Trump has a long history of lending his name to dubious business ideas. Among the most infamous was Trump University, a series of real estate seminars that advertised “the secrets of success” and personal face time with Trump himself to aspiring real estate investors. After a class action lawsuit alleging false advertising and fraud, a Federal court judge has approved a $25 million settlement in the plaintiffs’ favor. This isn’t even the sole claim of this kind, as another lawsuit alleging similar misdeeds proceeds through the courts presently.

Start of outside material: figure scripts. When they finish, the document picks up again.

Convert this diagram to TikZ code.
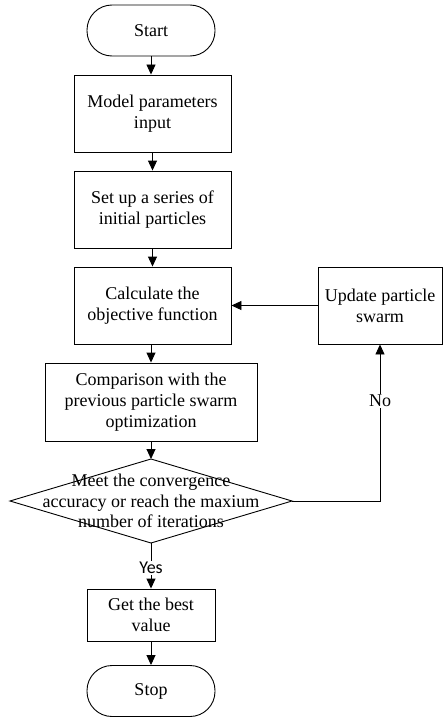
\documentclass[tikz,border=0pt]{standalone}
\usepackage{fontspec}
\setmainfont{Liberation Serif}
\newfontfamily\yesfont{Carlito}
\usetikzlibrary{arrows.meta}
\begin{document}
\begin{tikzpicture}[x=1pt,y=-1pt,
  every node/.style={font=\fontsize{18}{20.7}\selectfont, align=center, inner sep=0pt},
  box/.style={draw, line width=0.9pt, minimum width=#1},
  term/.style={draw, line width=0.9pt, rounded corners=25pt, minimum width=128pt, minimum height=51pt},
  arr/.style={line width=0.9pt, -{Triangle[width=9pt,length=10pt]}},
  lbl/.style={fill=white, inner sep=1pt}]
\useasboundingbox (0,0) rectangle (442,717);
\node[term] (start) at (151,30.5) {Start};
\node[box=157pt, minimum height=77pt] (b1) at (152.5,113.5) {Model parameters\\input};
\node[box=157pt, minimum height=77pt] (b2) at (152.5,209.5) {Set up a series of\\initial particles};
\node[box=157pt, minimum height=77pt] (b3) at (152.5,305.5) {Calculate the\\objective function};
\node[box=124pt, minimum height=77pt] (up) at (380,305.5) {Update particle\\swarm};
\node[box=212pt, minimum height=78pt] (b4) at (151,402) {Comparison with the\\previous particle swarm\\optimization};
\coordinate (dt) at (151,459);
\coordinate (dl) at (10,501);
\coordinate (dr) at (292,501);
\coordinate (db) at (151,543);
\draw[line width=0.9pt] (dt) -- (dr) -- (db) -- (dl) -- cycle;
\node (dtext) at (151,501) {Meet the convergence\\accuracy or reach the maxium\\number of iterations};
\node[box=128pt, minimum height=52pt] (b5) at (151,615) {Get the best\\value};
\node[term] (stop) at (151,691) {Stop};
\draw[arr] (start) -- (start.south |- b1.north);
\draw[arr] (b1) -- (b2);
\draw[arr] (b2) -- (b3);
\draw[arr] (b3.south -| b4.north) -- (b4.north);
\draw[arr] (b4) -- (dt);
\draw[arr] (up) -- (b3);
\draw[arr] (dr) -| coordinate[pos=0.75] (nopos) (up.south);
\node[lbl] (no) at (380,401) {No};
\draw[arr] (db) -- (b5.north);
\node[lbl, font=\yesfont\fontsize{18}{20}\selectfont] (yes) at (151,568) {Yes};
\draw[arr] (b5) -- (stop);
\end{tikzpicture}
\end{document}
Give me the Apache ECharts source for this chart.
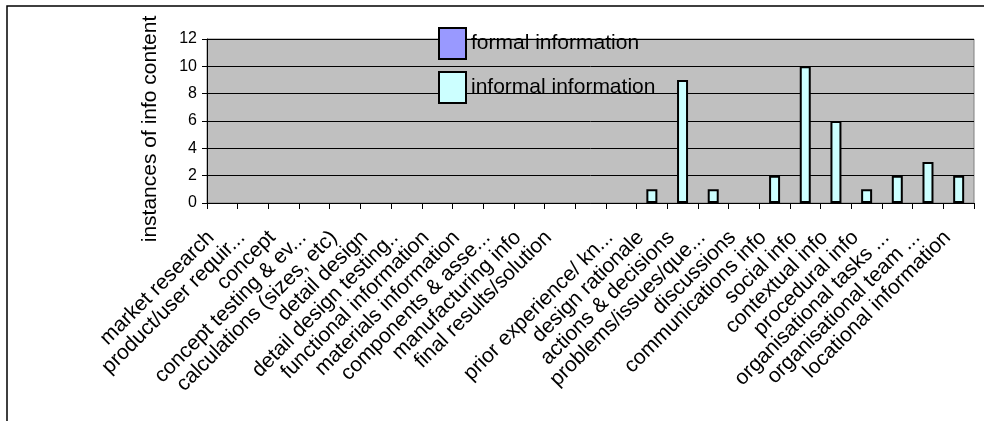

Mr. Trump has been credibly accused of laundering money for foreign criminal interests. What is money laundering? This is when you use a legitimate business or real estate property to accept money gained through criminal means (say, drug dealing) and turn it into a legitimate asset for its owner (say, a condominium). In this case, after Trump has lost billions of dollars in a disastrous casino business venture, he recouped his losses by accepting money from Russian business interests, especially ones that purchased condominium properties in Trump buildings for prices far higher than market value. Suffice it to say, this stinks to high heaven, but Trump has also steadfastly refused to release his tax returns, despite claiming for decades that any credible presidential candidate should do so.

As he was running for the presidency, Trump engaged in illegal payments to keep his sexual affairs quiet. Hush money was paid by his personal attorney, Michael Cohen, to adult film star Stormy Daniels. After Trump won the Republican nomination in 2016, former Playboy Model Karen McDougal was promised $150,000 in cash and to have her journalistic stories published. This money was arranged by National Enquirer publisher David Pecker, which constitutes an illegal campaign contribution under Federal election law.

Since becoming president, Trump has refused to follow the precedent set by prior presidents by placing  his business holdings into a blind trust or liquidating them into Federal bonds. Presidents Carter, Reagan, Bush, Clinton, Bush, and Obama had all done so. Why should this matter, you say? Well, if a President has business interests that net him profits in, say, Saudi Arabia or Russia, would that not present a conflict of interest when a presidential administration is creating policy to deal with Saudi or Russian misdeeds? If a president is actively making money from business in a foreign nation, he or she seems less likely to punish that nation. Then, there is the issue of self-dealing within the US government itself. US officials travel and spend our tax dollars on their airfare and accommodations. When the president is the person who owns those accommodations, he profits directly from the business of the US government.  Foreign diplomats have already publicly stated that they choose to stay at Trump-owned properties in an explicit attempt to curry his favor and extract favorable policy concessions from his administration.

It is easy to become inured to the torrent of corruption accusations levied against Trump. Surely it’s all exaggerated, you might ask. To that I would simply say this: Donald Trump lost more money from 1985 to 1994 than almost any other taxpayer in the United States – more than $1 billion. Yet, somehow, he came out ahead, paying no income taxes for most of those years.

Would this happen to a normal US citizen who followed all rules and laws, and who did not defraud his fellow citizens for cash or accept money from dubious foreign investors?

There is simply too much smoke here for there to be no fire. Donald Trump is a corrupt person who has used his influence, financial resources, and now his position in the United States government to enrich himself and to conceal his numerous crimes. He is ethically unfit for the presidency, and his being president diminishes the trust that any reasonable US citizen can have in the good faith activity of their government.